▸ Given task: Seek out every line containing the word "figure", and copy each.

▸ Data block:

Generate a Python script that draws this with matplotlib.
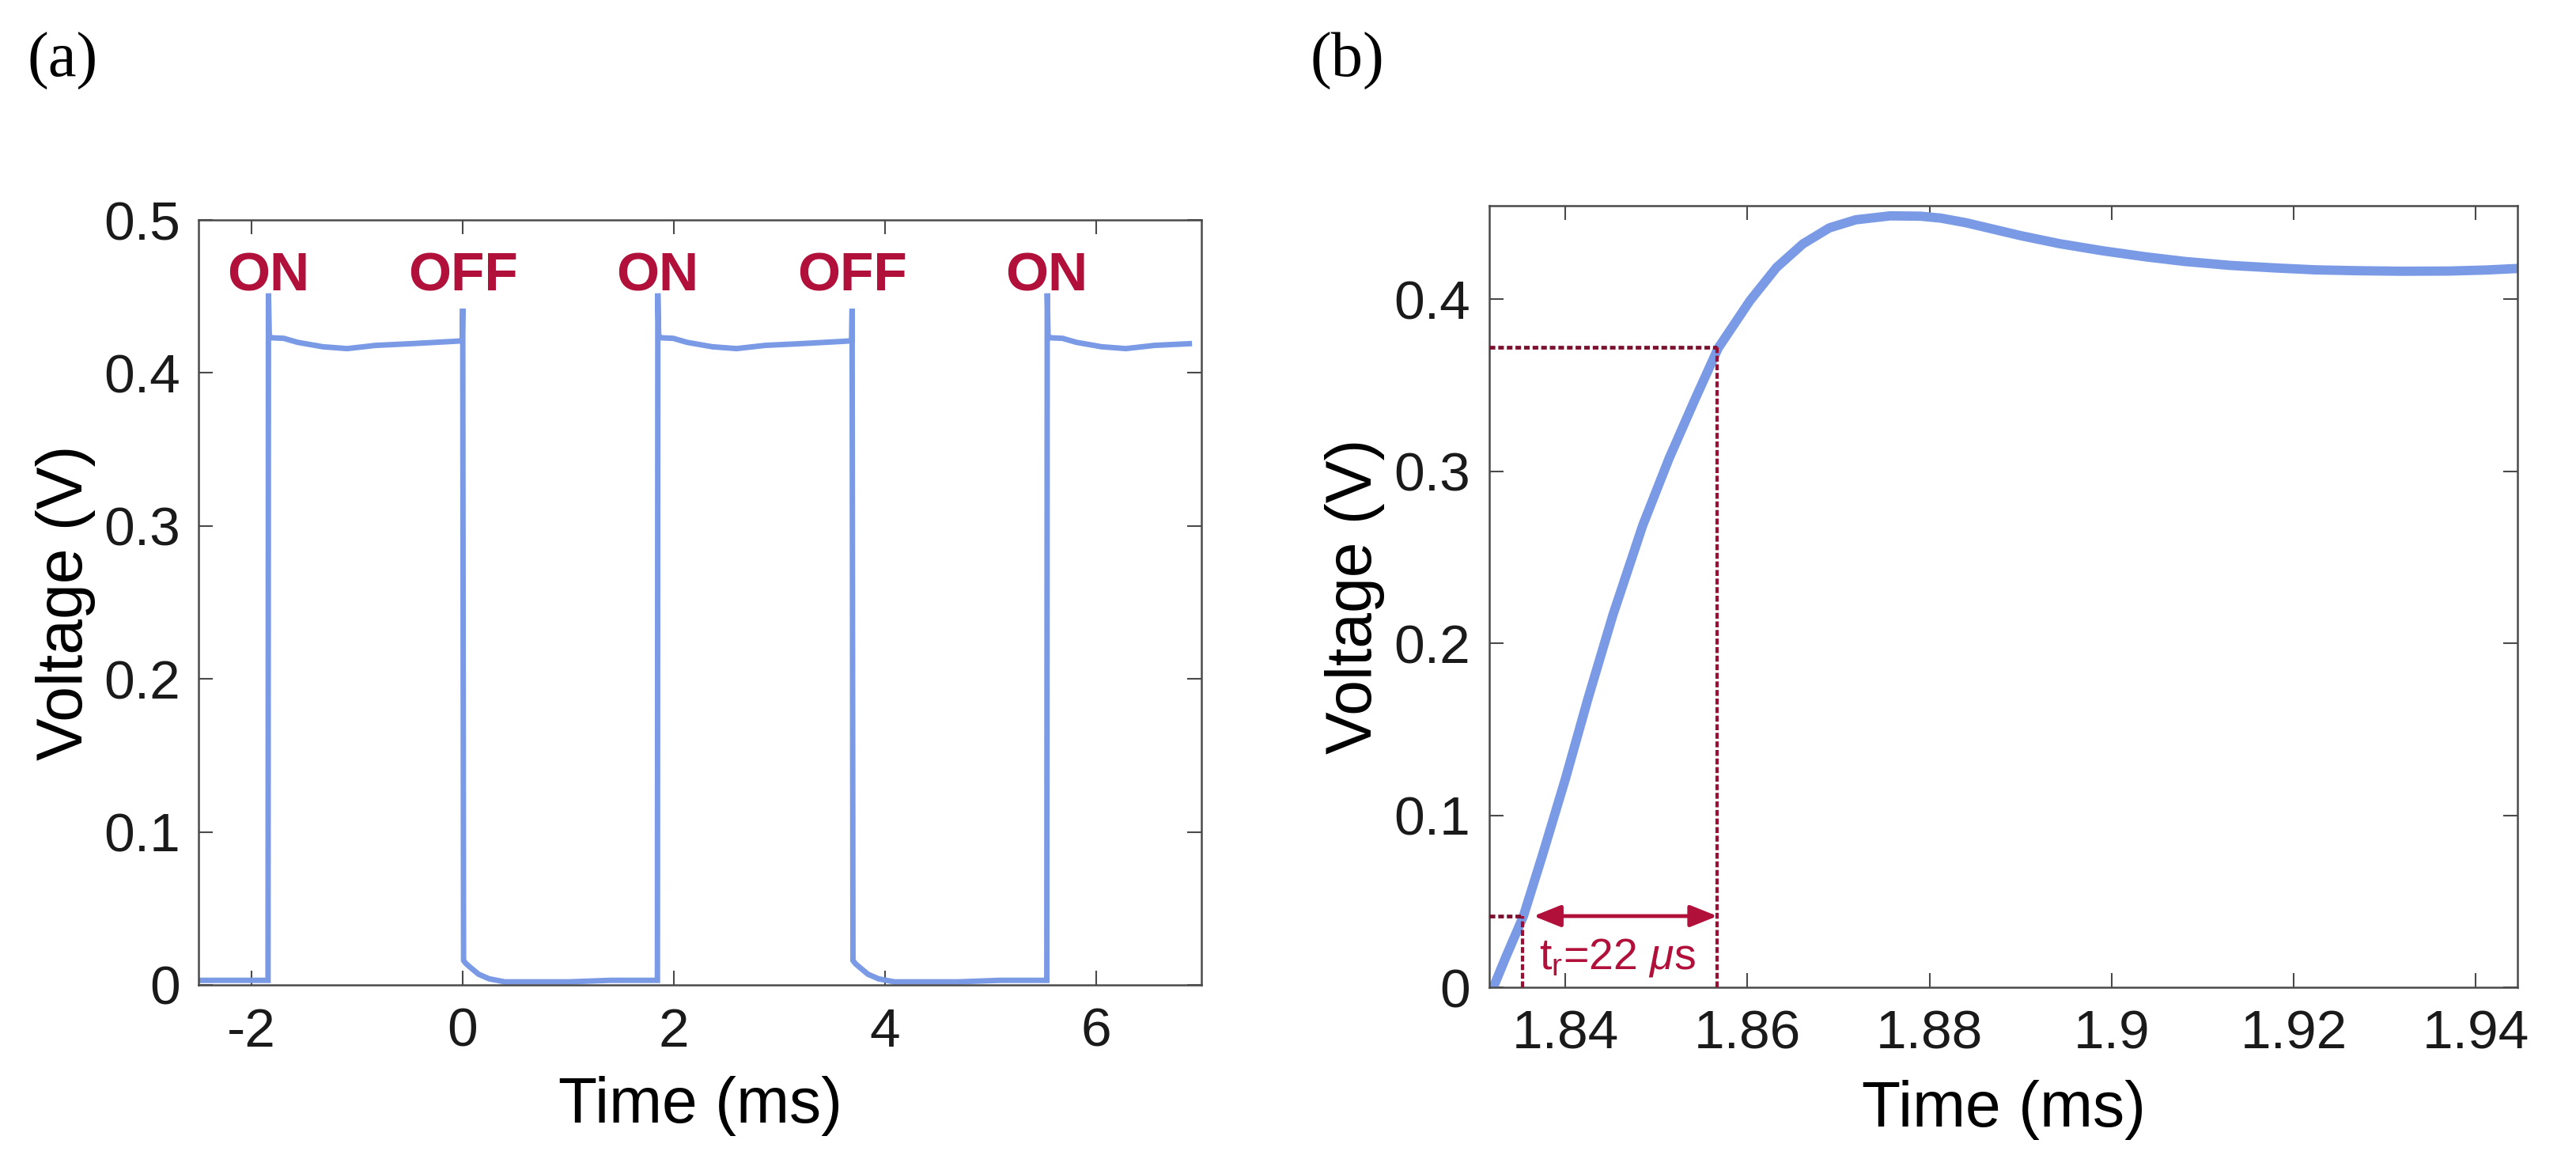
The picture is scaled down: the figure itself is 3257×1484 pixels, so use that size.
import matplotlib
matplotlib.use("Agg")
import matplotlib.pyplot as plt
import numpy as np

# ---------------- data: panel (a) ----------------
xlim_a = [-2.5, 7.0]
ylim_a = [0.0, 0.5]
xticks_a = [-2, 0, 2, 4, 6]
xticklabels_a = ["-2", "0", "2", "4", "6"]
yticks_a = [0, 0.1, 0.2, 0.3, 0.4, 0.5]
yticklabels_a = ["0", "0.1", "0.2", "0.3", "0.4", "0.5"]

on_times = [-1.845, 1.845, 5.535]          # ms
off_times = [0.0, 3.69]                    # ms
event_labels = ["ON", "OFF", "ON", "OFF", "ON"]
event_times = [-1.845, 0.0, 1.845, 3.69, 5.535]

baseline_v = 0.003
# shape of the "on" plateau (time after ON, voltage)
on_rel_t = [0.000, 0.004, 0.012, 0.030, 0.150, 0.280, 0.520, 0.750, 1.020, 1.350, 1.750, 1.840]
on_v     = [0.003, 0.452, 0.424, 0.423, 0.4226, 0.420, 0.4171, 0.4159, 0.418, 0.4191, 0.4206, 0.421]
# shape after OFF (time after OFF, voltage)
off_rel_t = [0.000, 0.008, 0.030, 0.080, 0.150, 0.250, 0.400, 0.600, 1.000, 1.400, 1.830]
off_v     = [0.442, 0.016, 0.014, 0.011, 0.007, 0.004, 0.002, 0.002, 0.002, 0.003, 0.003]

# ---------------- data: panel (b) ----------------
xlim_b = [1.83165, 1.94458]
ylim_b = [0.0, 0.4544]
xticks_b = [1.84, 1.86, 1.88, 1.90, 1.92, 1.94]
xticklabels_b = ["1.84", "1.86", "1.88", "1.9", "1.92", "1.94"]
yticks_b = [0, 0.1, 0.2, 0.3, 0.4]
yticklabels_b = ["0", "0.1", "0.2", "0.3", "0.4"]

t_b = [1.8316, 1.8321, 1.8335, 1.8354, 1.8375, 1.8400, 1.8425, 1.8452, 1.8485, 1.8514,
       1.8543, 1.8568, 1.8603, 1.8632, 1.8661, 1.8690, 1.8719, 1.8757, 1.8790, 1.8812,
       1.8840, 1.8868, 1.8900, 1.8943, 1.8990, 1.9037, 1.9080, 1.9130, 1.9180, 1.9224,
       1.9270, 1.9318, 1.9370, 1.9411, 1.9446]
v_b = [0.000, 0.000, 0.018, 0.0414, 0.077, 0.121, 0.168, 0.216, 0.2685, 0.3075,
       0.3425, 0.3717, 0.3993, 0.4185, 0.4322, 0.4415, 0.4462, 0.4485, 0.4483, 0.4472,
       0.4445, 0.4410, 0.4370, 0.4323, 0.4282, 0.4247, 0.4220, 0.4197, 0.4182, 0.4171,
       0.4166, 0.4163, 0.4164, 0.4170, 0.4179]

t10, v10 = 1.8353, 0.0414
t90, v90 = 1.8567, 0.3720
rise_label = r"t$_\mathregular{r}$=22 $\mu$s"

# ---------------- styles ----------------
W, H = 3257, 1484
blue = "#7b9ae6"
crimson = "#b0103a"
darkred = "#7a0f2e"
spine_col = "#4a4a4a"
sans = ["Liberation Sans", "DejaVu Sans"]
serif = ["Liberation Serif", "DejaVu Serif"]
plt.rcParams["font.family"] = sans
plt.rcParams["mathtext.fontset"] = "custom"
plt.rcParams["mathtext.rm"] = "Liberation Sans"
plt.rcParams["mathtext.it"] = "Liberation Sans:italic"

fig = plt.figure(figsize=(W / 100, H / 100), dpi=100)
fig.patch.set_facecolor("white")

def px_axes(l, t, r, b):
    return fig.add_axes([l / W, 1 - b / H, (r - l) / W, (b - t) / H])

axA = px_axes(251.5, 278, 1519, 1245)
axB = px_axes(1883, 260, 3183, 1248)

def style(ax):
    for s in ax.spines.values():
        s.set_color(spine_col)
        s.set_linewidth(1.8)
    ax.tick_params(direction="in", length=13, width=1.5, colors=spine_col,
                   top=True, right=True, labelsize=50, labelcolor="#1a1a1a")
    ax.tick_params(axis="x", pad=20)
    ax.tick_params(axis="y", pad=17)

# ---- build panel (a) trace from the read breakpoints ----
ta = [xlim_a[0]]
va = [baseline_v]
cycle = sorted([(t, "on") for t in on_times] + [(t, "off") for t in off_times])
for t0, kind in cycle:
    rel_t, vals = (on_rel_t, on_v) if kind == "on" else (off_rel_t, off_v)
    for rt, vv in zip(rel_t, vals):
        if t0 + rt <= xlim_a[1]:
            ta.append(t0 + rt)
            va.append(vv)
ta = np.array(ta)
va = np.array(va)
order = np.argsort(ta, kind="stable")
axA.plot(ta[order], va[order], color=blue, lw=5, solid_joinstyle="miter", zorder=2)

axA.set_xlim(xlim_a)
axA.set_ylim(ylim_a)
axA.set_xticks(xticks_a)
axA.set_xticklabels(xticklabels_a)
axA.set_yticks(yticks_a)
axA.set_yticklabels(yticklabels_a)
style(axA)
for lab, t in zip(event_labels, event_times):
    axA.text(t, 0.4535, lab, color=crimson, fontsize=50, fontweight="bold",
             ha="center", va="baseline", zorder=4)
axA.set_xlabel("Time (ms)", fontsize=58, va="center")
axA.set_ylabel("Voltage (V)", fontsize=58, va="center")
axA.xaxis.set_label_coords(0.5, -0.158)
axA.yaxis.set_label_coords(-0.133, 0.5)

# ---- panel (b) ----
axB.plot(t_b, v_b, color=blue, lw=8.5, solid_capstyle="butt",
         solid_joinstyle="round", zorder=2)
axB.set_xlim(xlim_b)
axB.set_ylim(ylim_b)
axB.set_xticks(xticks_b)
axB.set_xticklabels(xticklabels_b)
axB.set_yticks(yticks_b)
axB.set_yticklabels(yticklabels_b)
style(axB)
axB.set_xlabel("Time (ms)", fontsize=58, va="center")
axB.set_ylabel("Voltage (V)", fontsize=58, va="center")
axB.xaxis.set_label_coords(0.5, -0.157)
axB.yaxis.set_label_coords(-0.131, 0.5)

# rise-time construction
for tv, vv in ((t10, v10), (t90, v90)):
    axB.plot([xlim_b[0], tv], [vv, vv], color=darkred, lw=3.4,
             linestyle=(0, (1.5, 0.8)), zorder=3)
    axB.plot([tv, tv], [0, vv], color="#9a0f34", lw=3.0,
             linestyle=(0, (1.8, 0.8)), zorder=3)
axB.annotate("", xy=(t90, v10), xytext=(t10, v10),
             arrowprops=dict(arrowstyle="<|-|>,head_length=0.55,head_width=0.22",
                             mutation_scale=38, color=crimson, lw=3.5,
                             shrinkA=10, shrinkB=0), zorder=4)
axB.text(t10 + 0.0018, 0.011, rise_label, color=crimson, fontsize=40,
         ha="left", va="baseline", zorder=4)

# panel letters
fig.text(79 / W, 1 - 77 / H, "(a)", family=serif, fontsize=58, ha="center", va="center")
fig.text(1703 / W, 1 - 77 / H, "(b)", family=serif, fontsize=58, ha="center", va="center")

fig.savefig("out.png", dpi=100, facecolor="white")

▸ Answer to the exercise:
The picture is scaled down: the figure itself is 3257×1484 pixels, so use that size.
fig = plt.figure(figsize=(W / 100, H / 100), dpi=100)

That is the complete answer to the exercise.